Tax System Too Complicated
Bob Formaini, a Senior Economist and Public Policy Advisor at the Federal Reserve Bank of Dallas, finally realized that he was incompetent to do his own taxes.
There is something wrong with a tax code that requires so much paperwork, so many hours of preparation, so much frustration with the endless record keeping that the law demands. And that’s just for individuals. The burdens on business are staggering. Even so, our return no doubt is, for our accountant, a baby sort of thing. I doubt that he even worked up a mild sweat. Compared with the returns he does for a living — a living created by Congress and their inability to have a simple tax code and for which I certainly do not begrudge him — our return is probably a laugher. And yet, to a guy like me with four college degrees including a PhD, it might as well be written in Klingonese. I have become, along with most of my fellow citizens, just another helpless dunce who can’t deal with the complexities that our wonderful politicians yearly serve up. The upside, assuming there is one, of being a helpless dunce is that one can no longer be held responsible.
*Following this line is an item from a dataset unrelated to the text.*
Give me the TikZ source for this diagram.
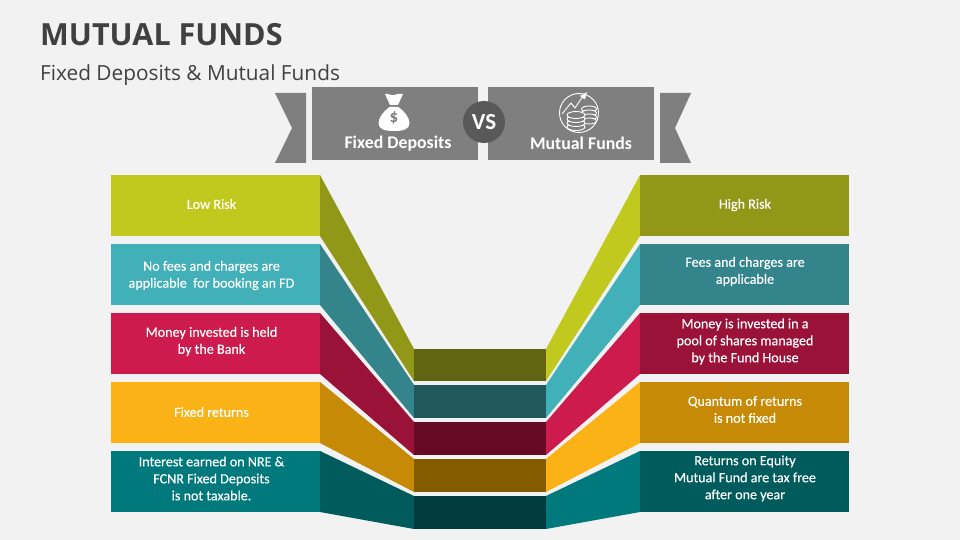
\documentclass[tikz,border=0pt]{standalone}
\usepackage{fontspec}
\setmainfont{Carlito}
\newfontfamily\bodyfont[FakeBold=0.35]{Carlito}
\newfontfamily\titlefont{Open Sans}
\definecolor{bgc}{HTML}{F2F2F2}
\definecolor{hdr}{HTML}{7F7F7F}
\definecolor{vsc}{HTML}{595959}
\definecolor{ttl}{HTML}{404040}
\definecolor{limeA}{HTML}{C1C91F}\definecolor{limeB}{HTML}{919818}\definecolor{limeC}{HTML}{616512}
\definecolor{tealA}{HTML}{41B0B9}\definecolor{tealB}{HTML}{33848B}\definecolor{tealC}{HTML}{20585D}
\definecolor{redA}{HTML}{CD1B4D}\definecolor{redB}{HTML}{9A1238}\definecolor{redC}{HTML}{660A25}
\definecolor{ambA}{HTML}{FBB216}\definecolor{ambB}{HTML}{C68A06}\definecolor{ambC}{HTML}{845C00}
\definecolor{seaA}{HTML}{00797C}\definecolor{seaB}{HTML}{005B5D}\definecolor{seaC}{HTML}{003C3F}
\tikzset{
  boxlabel/.style={text=white,font=\bodyfont\fontsize{14.1}{17}\selectfont,align=center,anchor=center,inner sep=0pt},
  hdrlabel/.style={text=white,font=\fontsize{17.8}{20}\selectfont\bfseries,anchor=center,inner sep=0pt},
  hdrbox/.style={fill=hdr,draw=none},
  iconw/.style={fill=white,draw=none},
  iconl/.style={draw=white,line width=0.9pt,fill=none},
}
\begin{document}
\begin{tikzpicture}[x=1pt,y=-1pt]
\fill[bgc] (0,0) rectangle (960,540);
\useasboundingbox (0,0) rectangle (960,540);
\node[anchor=west,inner sep=0pt,font=\titlefont\bfseries\fontsize{30.5}{36}\selectfont,text=ttl] (title) at (40,34.5) {MUTUAL FUNDS};
\node[anchor=west,inner sep=0pt,font=\titlefont\fontsize{20.8}{24}\selectfont,text=ttl] (subtitle) at (40,75.5) {Fixed Deposits \& Mutual Funds};
% header
\fill[hdr] (275,93) -- (306,93) -- (306,163) -- (275,163) -- (292,128) -- cycle;
\fill[hdr] (691,93) -- (660,93) -- (660,163) -- (691,163) -- (675,128) -- cycle;
\fill[hdrbox] (312,87) rectangle (478,160);
\fill[hdrbox] (488,87) rectangle (654,160);
\fill[vsc] (484,122) circle (21);
\node[text=white,font=\fontsize{23}{24}\selectfont\bfseries,inner sep=0pt] (vs) at (484,122.5) {VS};
\node[hdrlabel] (fd) at (398,143.5) {Fixed Deposits};
\node[hdrlabel] (mf) at (581,143.5) {Mutual Funds};
% bag icon
\fill[iconw] (385,94) .. controls (388,93) and (391,96) .. (394,95) .. controls (397,94) and (400,93) .. (403,94) -- (398,105) -- (390,105) -- cycle;
\fill[iconw] (389.5,107) -- (398.5,107) .. controls (405,112) and (409.5,118) .. (409.5,123) .. controls (409.5,129) and (404,131) .. (394,131) .. controls (384,131) and (378.5,129) .. (378.5,123) .. controls (378.5,118) and (383,112) .. (389.5,107) -- cycle;
\node[text=hdr,font=\fontsize{17}{17}\selectfont\bfseries,inner sep=0pt] (dollar) at (394,118) {\$};
% coins icon
\draw[iconl] (579,113) circle (19.5);
\foreach \yy in {109,113,117,121}{
  \draw[iconl,fill=hdr] (589,\yy) ellipse (7.5 and 3);
}
\foreach \yy in {127,123,119,115}{
  \draw[iconl,fill=hdr] (576,\yy) ellipse (9 and 3.5);
}
\draw[iconl,line join=round] (562,114) -- (571,103) -- (575,108) -- (583,96);
\fill[iconw] (587,92) -- (585,99.5) -- (580,96) -- cycle;
% bands
\foreach \c/\t/\b/\ct/\cb/\ca/\cB/\cC in {
 0/175/236/349/381/limeA/limeB/limeC,
 1/244/305/385/418/tealA/tealB/tealC,
 2/313/374/422/455/redA/redB/redC,
 3/382/443/459/492/ambA/ambB/ambC,
 4/451/512/496/529/seaA/seaB/seaC}{
  \fill[\ca] (111,\t) rectangle (320,\b);
  \fill[\cB] (320,\t) -- (414,\ct) -- (414,\cb) -- (320,\b) -- cycle;
  \fill[\cC] (414,\ct) rectangle (546,\cb);
  \fill[\ca] (546,\ct) -- (640,\t) -- (640,\b) -- (546,\cb) -- cycle;
  \fill[\cB] (640,\t) rectangle (849,\b);
}
\node[boxlabel] (l1) at (211.5,204) {Low Risk};
\node[boxlabel] (l2) at (211.5,275.5) {No fees and charges are\\applicable\ \ for booking an FD};
\node[boxlabel] (l3) at (211.5,341.5) {Money invested is held\\by the Bank};
\node[boxlabel] (l4) at (211.5,412) {Fixed returns};
\node[boxlabel] (l5) at (211.5,478.5) {Interest earned on NRE \&\\FCNR Fixed Deposits\\is not taxable.};
\node[boxlabel] (r1) at (745,205) {High Risk};
\node[boxlabel] (r2) at (745,271.5) {Fees and charges are\\applicable};
\node[boxlabel] (r3) at (745,341.5) {Money is invested in a\\pool of shares managed\\by the Fund House};
\node[boxlabel] (r4) at (745,409.5) {Quantum of returns\\is not fixed};
\node[boxlabel] (r5) at (745,478.5) {Returns on Equity\\Mutual Fund are tax free\\after one year};
\end{tikzpicture}
\end{document}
Unless Congress, “simplifying the tax laws” once more, decides that the old legal doctrine of mens rea is no longer the standard for criminal behavior. If that happens, were all potentially in some very serious trouble.
I only have three degrees, none of them in economics, and can still manage to file my taxes each year. Like Formaini, though, I’m not really sure that I’m doing them right. It’s essentially voodoo to me: I download and install that year’s edition of TaxCut, answer the questions it asks, look at it for obvious errors, and then file electronically.
Unless we abolish the income tax entirely, though, I’m not sure we’ll ever fix it. Even if we started over with a “flat” tax–which will never happen–it would soon be larded with various exceptions, exemptions, deductions, incentives, and whatnot in order to achieve some social policy through the back door.